Amy apparaît en smoking donc, avec chapeau claque, et interprète Give me the Man (pas formidablement, d’ailleurs) et se penche à un moment vers une autre femme pour lui prendre une fleur, l’embrassant pour l’occasion sur la bouche le plus naturellement du monde.

Mais nous sommes encore dans la période pré-code et ce geste qui sera bien sûr fortement découragé quelques années plus tard ne choque personne sur l’écran.

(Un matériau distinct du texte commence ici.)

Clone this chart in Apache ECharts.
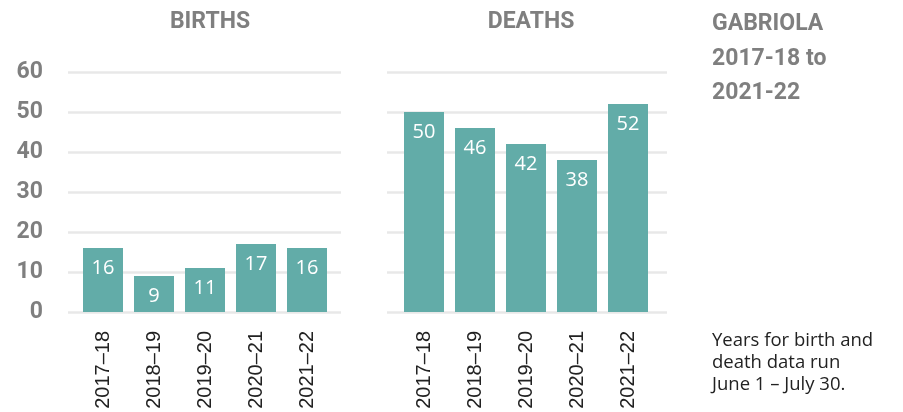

Comme quoi, certaines mœurs ont régressées…

 

Et alors que l’Ange bleu se termine sur la mort du professeur, ici, Sternberg nous propose une fin ouverte, où personne ne meurt si ce n’est l’espoir de La Bessière : la belle Amy abandonne tout pour grossir le rang des femmes de l’arrière, celles qui aiment leur soldat.

 

C’est une fin fort étrange mais qui conclut tout de même de très belle façon ce film plutôt atypique, au vu du sujet : dans les films suivants (américains ou français), peu de héros échapperont à leur sort funeste.

 

 

  1. Le public américain  n’a pas encore eu la possibilité de voir L’Ange bleu quand ce film est projeté.
  2. Malgré l’orthographe anglaise, il faut prononcer cela à la française : « amie jolie ». Hasard ? Ca m’étonnerait…
  3. La pacification du Maroc : comme d’habitude, on pacifie à coups de fusil…
  4. Il appelle ainsi les jeunes femmes qui viennent au Maroc avec un aller-simple et ne reviennent jamais chez elles.